-- Begin --

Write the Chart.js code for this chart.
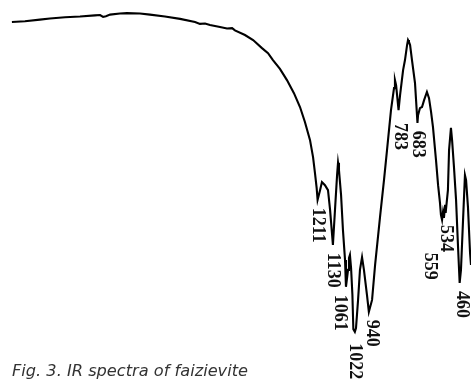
<!DOCTYPE html>
<html>
<head>
<meta charset="utf-8">
<script src="https://cdn.jsdelivr.net/npm/chart.js@4/dist/chart.umd.min.js"></script>
<style>
  html, body { margin: 0; padding: 0; background: #fff; }
  #wrap { position: relative; width: 471px; height: 385px; }
</style>
</head>
<body>
<div id="wrap"><canvas id="irChart"></canvas></div>
<script>
// wavenumber (cm-1) and transmittance (%)
var wavenumbers = [2827, 2758, 2679, 2626, 2546, 2467, 2388, 2361, 2345, 2330, 2308, 2256, 2219, 2150, 2097,
  2018, 1938, 1859, 1833, 1806, 1780, 1727, 1690, 1663, 1648, 1595, 1552, 1505, 1473, 1447, 1410, 1373,
  1336, 1304, 1278, 1251, 1235, 1225, 1216, 1211, 1198, 1188, 1172, 1156, 1145, 1130, 1119, 1108, 1103,
  1098, 1087, 1077, 1066, 1061, 1050, 1045, 1040, 1034, 1027, 1022, 1014, 1008, 997, 987, 976, 966, 950,
  940, 923, 907, 881, 860, 844, 823, 807, 802, 796, 783, 775, 759, 749, 738, 733, 728, 722, 712, 696, 683,
  680, 670, 659, 648, 633, 622, 611, 601, 585, 574, 564, 559, 553, 548, 543, 537, 534, 522, 516, 506, 500,
  490, 479, 469, 460, 453, 442, 432, 426, 416, 405, 400];
var transmittance = [94.3, 94.5, 94.9, 95.2, 95.5, 95.7, 96.0, 96.1, 95.6, 95.8, 96.2, 96.5, 96.6, 96.5, 96.2,
  95.7, 95.1, 94.3, 93.8, 93.9, 93.5, 93.0, 92.6, 92.7, 92.1, 90.9, 89.6, 87.5, 86.2, 84.4, 82.1, 79.2,
  75.8, 72.2, 68.3, 63.6, 59.2, 55.1, 51.2, 48.1, 50.6, 52.7, 51.9, 50.6, 45.5, 36.4, 45.5, 54.5, 57.7,
  55.8, 49.4, 40.3, 32.5, 25.5, 29.9, 33.0, 33.8, 30.4, 23.5, 14.5, 13.8, 14.8, 22.1, 29.9, 33.2, 29.9, 23.4,
  19.0, 22.1, 31.2, 43.6, 53.2, 61.0, 71.4, 77.1, 79.2, 77.9, 71.4, 75.3, 81.8, 84.4, 88.3, 89.6, 89.1, 88.3,
  84.4, 78.4, 68.1, 70.1, 71.9, 72.2, 74.0, 76.1, 74.5, 70.9, 67.0, 58.4, 51.9, 47.3, 44.2, 42.9, 44.9, 43.4,
  46.8, 44.7, 50.6, 61.0, 66.8, 63.6, 56.6, 48.1, 36.4, 26.5, 29.9, 42.9, 54.5, 53.2, 46.2, 34.3, 31.2];

// labelled absorption bands
var bandLabels = [1211, 1130, 1061, 1022, 940, 783, 683, 559, 534, 460];

var captionText = 'Fig. 3. IR spectra of faizievite';

var pts = [];
for (var i = 0; i < wavenumbers.length; i++) {
  pts.push({ x: wavenumbers[i], y: transmittance[i] });
}

// put the band numbers under each minimum, rotated like in the paper
var bandPlugin = {
  id: 'bands',
  afterDatasetsDraw: function (chart) {
    var ctx = chart.ctx;
    var xs = chart.scales.x, ys = chart.scales.y;
    var nudge = { 1061: [-6, 0], 1022: [1, 6], 940: [3, 0], 783: [1, 5], 559: [-11, 30], 534: [0, 4], 460: [2, 0] };
    ctx.save();
    ctx.fillStyle = '#111';
    ctx.font = 'bold 18px "Liberation Serif"';
    ctx.textAlign = 'left';
    ctx.textBaseline = 'middle';
    bandLabels.forEach(function (wn) {
      var idx = wavenumbers.indexOf(wn);
      var px = xs.getPixelForValue(wn);
      var py = ys.getPixelForValue(transmittance[idx]) + 8;
      var n = nudge[wn] || [0, 0];
      ctx.save();
      ctx.translate(px + n[0], py + n[1]);
      ctx.rotate(Math.PI / 2);
      ctx.fillText(String(wn), 0, 0);
      ctx.restore();
    });

    // caption
    ctx.fillStyle = '#333';
    ctx.textBaseline = 'alphabetic';
    ctx.font = 'italic 15px "DejaVu Sans"';
    var w = ctx.measureText(captionText).width;
    var size = 15 * 236 / w;
    ctx.font = 'italic ' + size.toFixed(2) + 'px "DejaVu Sans"';
    ctx.fillText(captionText, 12, 376);
    ctx.restore();
  }
};

var ctx1 = document.getElementById('irChart').getContext('2d');
var chart = new Chart(ctx1, {
  type: 'line',
  data: {
    datasets: [{
      data: pts,
      borderColor: '#000',
      borderWidth: 2.1,
      pointRadius: 0,
      tension: 0,
      fill: false
    }]
  },
  options: {
    responsive: true,
    maintainAspectRatio: false,
    animation: false,
    layout: { padding: 0 },
    plugins: { legend: { display: false }, tooltip: { enabled: false } },
    scales: {
      x: { type: 'linear', reverse: true, min: 400, max: 2890, display: false },
      y: { min: 0, max: 100, display: false }
    }
  },
  plugins: [bandPlugin]
});
</script>
</body>
</html>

-- End --

◆ TO DO: Reproduce the full listing above verbatim, with no pictures included.

◆ SOLUTION TO THIS TASK:
Write the Chart.js code for this chart.
<!DOCTYPE html>
<html>
<head>
<meta charset="utf-8">
<script src="https://cdn.jsdelivr.net/npm/chart.js@4/dist/chart.umd.min.js"></script>
<style>
  html, body { margin: 0; padding: 0; background: #fff; }
  #wrap { position: relative; width: 471px; height: 385px; }
</style>
</head>
<body>
<div id="wrap"><canvas id="irChart"></canvas></div>
<script>
// wavenumber (cm-1) and transmittance (%)
var wavenumbers = [2827, 2758, 2679, 2626, 2546, 2467, 2388, 2361, 2345, 2330, 2308, 2256, 2219, 2150, 2097,
  2018, 1938, 1859, 1833, 1806, 1780, 1727, 1690, 1663, 1648, 1595, 1552, 1505, 1473, 1447, 1410, 1373,
  1336, 1304, 1278, 1251, 1235, 1225, 1216, 1211, 1198, 1188, 1172, 1156, 1145, 1130, 1119, 1108, 1103,
  1098, 1087, 1077, 1066, 1061, 1050, 1045, 1040, 1034, 1027, 1022, 1014, 1008, 997, 987, 976, 966, 950,
  940, 923, 907, 881, 860, 844, 823, 807, 802, 796, 783, 775, 759, 749, 738, 733, 728, 722, 712, 696, 683,
  680, 670, 659, 648, 633, 622, 611, 601, 585, 574, 564, 559, 553, 548, 543, 537, 534, 522, 516, 506, 500,
  490, 479, 469, 460, 453, 442, 432, 426, 416, 405, 400];
var transmittance = [94.3, 94.5, 94.9, 95.2, 95.5, 95.7, 96.0, 96.1, 95.6, 95.8, 96.2, 96.5, 96.6, 96.5, 96.2,
  95.7, 95.1, 94.3, 93.8, 93.9, 93.5, 93.0, 92.6, 92.7, 92.1, 90.9, 89.6, 87.5, 86.2, 84.4, 82.1, 79.2,
  75.8, 72.2, 68.3, 63.6, 59.2, 55.1, 51.2, 48.1, 50.6, 52.7, 51.9, 50.6, 45.5, 36.4, 45.5, 54.5, 57.7,
  55.8, 49.4, 40.3, 32.5, 25.5, 29.9, 33.0, 33.8, 30.4, 23.5, 14.5, 13.8, 14.8, 22.1, 29.9, 33.2, 29.9, 23.4,
  19.0, 22.1, 31.2, 43.6, 53.2, 61.0, 71.4, 77.1, 79.2, 77.9, 71.4, 75.3, 81.8, 84.4, 88.3, 89.6, 89.1, 88.3,
  84.4, 78.4, 68.1, 70.1, 71.9, 72.2, 74.0, 76.1, 74.5, 70.9, 67.0, 58.4, 51.9, 47.3, 44.2, 42.9, 44.9, 43.4,
  46.8, 44.7, 50.6, 61.0, 66.8, 63.6, 56.6, 48.1, 36.4, 26.5, 29.9, 42.9, 54.5, 53.2, 46.2, 34.3, 31.2];

// labelled absorption bands
var bandLabels = [1211, 1130, 1061, 1022, 940, 783, 683, 559, 534, 460];

var captionText = 'Fig. 3. IR spectra of faizievite';

var pts = [];
for (var i = 0; i < wavenumbers.length; i++) {
  pts.push({ x: wavenumbers[i], y: transmittance[i] });
}

// put the band numbers under each minimum, rotated like in the paper
var bandPlugin = {
  id: 'bands',
  afterDatasetsDraw: function (chart) {
    var ctx = chart.ctx;
    var xs = chart.scales.x, ys = chart.scales.y;
    var nudge = { 1061: [-6, 0], 1022: [1, 6], 940: [3, 0], 783: [1, 5], 559: [-11, 30], 534: [0, 4], 460: [2, 0] };
    ctx.save();
    ctx.fillStyle = '#111';
    ctx.font = 'bold 18px "Liberation Serif"';
    ctx.textAlign = 'left';
    ctx.textBaseline = 'middle';
    bandLabels.forEach(function (wn) {
      var idx = wavenumbers.indexOf(wn);
      var px = xs.getPixelForValue(wn);
      var py = ys.getPixelForValue(transmittance[idx]) + 8;
      var n = nudge[wn] || [0, 0];
      ctx.save();
      ctx.translate(px + n[0], py + n[1]);
      ctx.rotate(Math.PI / 2);
      ctx.fillText(String(wn), 0, 0);
      ctx.restore();
    });

    // caption
    ctx.fillStyle = '#333';
    ctx.textBaseline = 'alphabetic';
    ctx.font = 'italic 15px "DejaVu Sans"';
    var w = ctx.measureText(captionText).width;
    var size = 15 * 236 / w;
    ctx.font = 'italic ' + size.toFixed(2) + 'px "DejaVu Sans"';
    ctx.fillText(captionText, 12, 376);
    ctx.restore();
  }
};

var ctx1 = document.getElementById('irChart').getContext('2d');
var chart = new Chart(ctx1, {
  type: 'line',
  data: {
    datasets: [{
      data: pts,
      borderColor: '#000',
      borderWidth: 2.1,
      pointRadius: 0,
      tension: 0,
      fill: false
    }]
  },
  options: {
    responsive: true,
    maintainAspectRatio: false,
    animation: false,
    layout: { padding: 0 },
    plugins: { legend: { display: false }, tooltip: { enabled: false } },
    scales: {
      x: { type: 'linear', reverse: true, min: 400, max: 2890, display: false },
      y: { min: 0, max: 100, display: false }
    }
  },
  plugins: [bandPlugin]
});
</script>
</body>
</html>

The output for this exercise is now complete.